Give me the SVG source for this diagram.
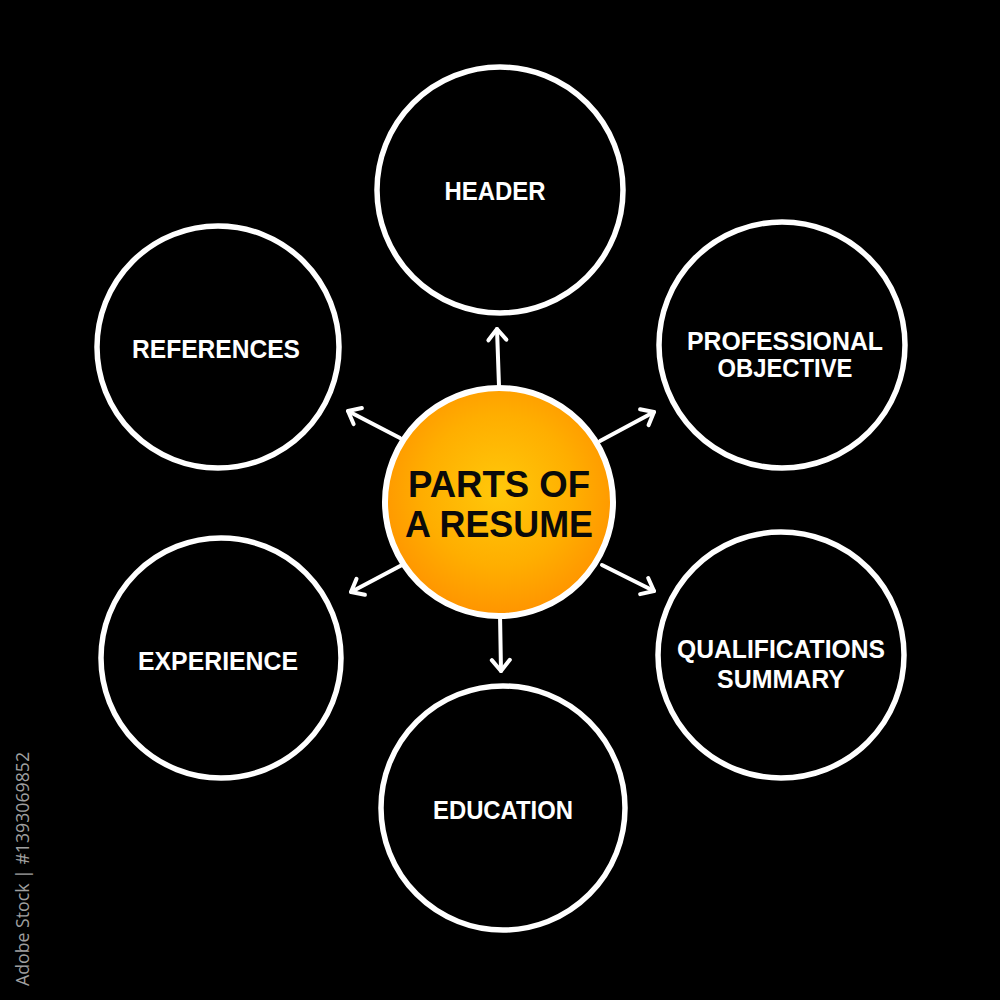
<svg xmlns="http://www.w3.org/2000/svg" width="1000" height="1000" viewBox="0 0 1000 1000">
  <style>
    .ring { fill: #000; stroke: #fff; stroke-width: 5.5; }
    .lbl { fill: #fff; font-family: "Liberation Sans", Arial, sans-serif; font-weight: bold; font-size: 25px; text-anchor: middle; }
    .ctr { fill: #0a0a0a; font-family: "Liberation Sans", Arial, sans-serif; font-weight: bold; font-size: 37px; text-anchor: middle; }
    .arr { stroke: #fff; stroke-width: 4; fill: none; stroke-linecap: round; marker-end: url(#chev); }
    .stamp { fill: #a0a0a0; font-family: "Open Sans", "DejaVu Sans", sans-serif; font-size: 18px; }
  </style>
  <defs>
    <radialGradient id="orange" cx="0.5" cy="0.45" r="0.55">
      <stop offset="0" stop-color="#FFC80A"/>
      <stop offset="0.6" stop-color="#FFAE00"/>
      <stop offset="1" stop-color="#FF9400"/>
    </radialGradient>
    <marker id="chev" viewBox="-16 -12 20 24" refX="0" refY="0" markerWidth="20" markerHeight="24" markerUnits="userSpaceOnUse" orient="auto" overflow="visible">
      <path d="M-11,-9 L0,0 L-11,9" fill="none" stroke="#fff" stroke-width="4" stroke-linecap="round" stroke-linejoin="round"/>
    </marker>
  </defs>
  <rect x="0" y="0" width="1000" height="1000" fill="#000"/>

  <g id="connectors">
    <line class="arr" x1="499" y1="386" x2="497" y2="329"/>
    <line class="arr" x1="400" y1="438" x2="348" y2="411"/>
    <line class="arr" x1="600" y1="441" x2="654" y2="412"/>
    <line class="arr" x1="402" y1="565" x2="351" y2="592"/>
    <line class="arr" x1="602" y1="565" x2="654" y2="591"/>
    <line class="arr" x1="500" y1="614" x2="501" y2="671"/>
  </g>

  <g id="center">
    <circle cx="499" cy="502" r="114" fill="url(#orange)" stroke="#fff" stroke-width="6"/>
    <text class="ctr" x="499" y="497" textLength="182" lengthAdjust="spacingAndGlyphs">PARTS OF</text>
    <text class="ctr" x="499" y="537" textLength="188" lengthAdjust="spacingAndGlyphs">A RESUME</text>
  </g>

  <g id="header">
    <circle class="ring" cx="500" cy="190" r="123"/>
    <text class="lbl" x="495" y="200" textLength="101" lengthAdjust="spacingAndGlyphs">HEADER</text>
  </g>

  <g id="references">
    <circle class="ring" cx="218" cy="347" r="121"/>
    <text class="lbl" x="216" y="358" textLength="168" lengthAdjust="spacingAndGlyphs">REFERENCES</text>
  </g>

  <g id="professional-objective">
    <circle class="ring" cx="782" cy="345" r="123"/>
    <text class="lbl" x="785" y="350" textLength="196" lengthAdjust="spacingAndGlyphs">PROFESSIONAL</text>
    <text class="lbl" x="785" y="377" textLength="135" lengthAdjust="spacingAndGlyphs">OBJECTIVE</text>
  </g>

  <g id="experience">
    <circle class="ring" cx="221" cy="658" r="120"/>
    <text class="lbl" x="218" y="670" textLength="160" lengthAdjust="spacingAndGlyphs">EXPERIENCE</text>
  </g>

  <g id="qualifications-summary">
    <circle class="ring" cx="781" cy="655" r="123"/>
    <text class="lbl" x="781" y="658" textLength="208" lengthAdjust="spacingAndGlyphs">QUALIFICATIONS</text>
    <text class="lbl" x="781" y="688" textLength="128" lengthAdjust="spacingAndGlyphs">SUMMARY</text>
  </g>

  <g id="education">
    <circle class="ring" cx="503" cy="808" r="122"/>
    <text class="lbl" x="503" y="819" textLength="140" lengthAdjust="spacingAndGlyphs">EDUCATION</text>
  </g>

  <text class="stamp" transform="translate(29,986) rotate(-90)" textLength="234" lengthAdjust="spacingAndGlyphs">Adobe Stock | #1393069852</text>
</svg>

※ ※ ※

Go through the material above and print all of it exactly, except the pictures.

◆ **RESPONSE TO THIS TASK**:
Give me the SVG source for this diagram.
<svg xmlns="http://www.w3.org/2000/svg" width="1000" height="1000" viewBox="0 0 1000 1000">
  <style>
    .ring { fill: #000; stroke: #fff; stroke-width: 5.5; }
    .lbl { fill: #fff; font-family: "Liberation Sans", Arial, sans-serif; font-weight: bold; font-size: 25px; text-anchor: middle; }
    .ctr { fill: #0a0a0a; font-family: "Liberation Sans", Arial, sans-serif; font-weight: bold; font-size: 37px; text-anchor: middle; }
    .arr { stroke: #fff; stroke-width: 4; fill: none; stroke-linecap: round; marker-end: url(#chev); }
    .stamp { fill: #a0a0a0; font-family: "Open Sans", "DejaVu Sans", sans-serif; font-size: 18px; }
  </style>
  <defs>
    <radialGradient id="orange" cx="0.5" cy="0.45" r="0.55">
      <stop offset="0" stop-color="#FFC80A"/>
      <stop offset="0.6" stop-color="#FFAE00"/>
      <stop offset="1" stop-color="#FF9400"/>
    </radialGradient>
    <marker id="chev" viewBox="-16 -12 20 24" refX="0" refY="0" markerWidth="20" markerHeight="24" markerUnits="userSpaceOnUse" orient="auto" overflow="visible">
      <path d="M-11,-9 L0,0 L-11,9" fill="none" stroke="#fff" stroke-width="4" stroke-linecap="round" stroke-linejoin="round"/>
    </marker>
  </defs>
  <rect x="0" y="0" width="1000" height="1000" fill="#000"/>

  <g id="connectors">
    <line class="arr" x1="499" y1="386" x2="497" y2="329"/>
    <line class="arr" x1="400" y1="438" x2="348" y2="411"/>
    <line class="arr" x1="600" y1="441" x2="654" y2="412"/>
    <line class="arr" x1="402" y1="565" x2="351" y2="592"/>
    <line class="arr" x1="602" y1="565" x2="654" y2="591"/>
    <line class="arr" x1="500" y1="614" x2="501" y2="671"/>
  </g>

  <g id="center">
    <circle cx="499" cy="502" r="114" fill="url(#orange)" stroke="#fff" stroke-width="6"/>
    <text class="ctr" x="499" y="497" textLength="182" lengthAdjust="spacingAndGlyphs">PARTS OF</text>
    <text class="ctr" x="499" y="537" textLength="188" lengthAdjust="spacingAndGlyphs">A RESUME</text>
  </g>

  <g id="header">
    <circle class="ring" cx="500" cy="190" r="123"/>
    <text class="lbl" x="495" y="200" textLength="101" lengthAdjust="spacingAndGlyphs">HEADER</text>
  </g>

  <g id="references">
    <circle class="ring" cx="218" cy="347" r="121"/>
    <text class="lbl" x="216" y="358" textLength="168" lengthAdjust="spacingAndGlyphs">REFERENCES</text>
  </g>

  <g id="professional-objective">
    <circle class="ring" cx="782" cy="345" r="123"/>
    <text class="lbl" x="785" y="350" textLength="196" lengthAdjust="spacingAndGlyphs">PROFESSIONAL</text>
    <text class="lbl" x="785" y="377" textLength="135" lengthAdjust="spacingAndGlyphs">OBJECTIVE</text>
  </g>

  <g id="experience">
    <circle class="ring" cx="221" cy="658" r="120"/>
    <text class="lbl" x="218" y="670" textLength="160" lengthAdjust="spacingAndGlyphs">EXPERIENCE</text>
  </g>

  <g id="qualifications-summary">
    <circle class="ring" cx="781" cy="655" r="123"/>
    <text class="lbl" x="781" y="658" textLength="208" lengthAdjust="spacingAndGlyphs">QUALIFICATIONS</text>
    <text class="lbl" x="781" y="688" textLength="128" lengthAdjust="spacingAndGlyphs">SUMMARY</text>
  </g>

  <g id="education">
    <circle class="ring" cx="503" cy="808" r="122"/>
    <text class="lbl" x="503" y="819" textLength="140" lengthAdjust="spacingAndGlyphs">EDUCATION</text>
  </g>

  <text class="stamp" transform="translate(29,986) rotate(-90)" textLength="234" lengthAdjust="spacingAndGlyphs">Adobe Stock | #1393069852</text>
</svg>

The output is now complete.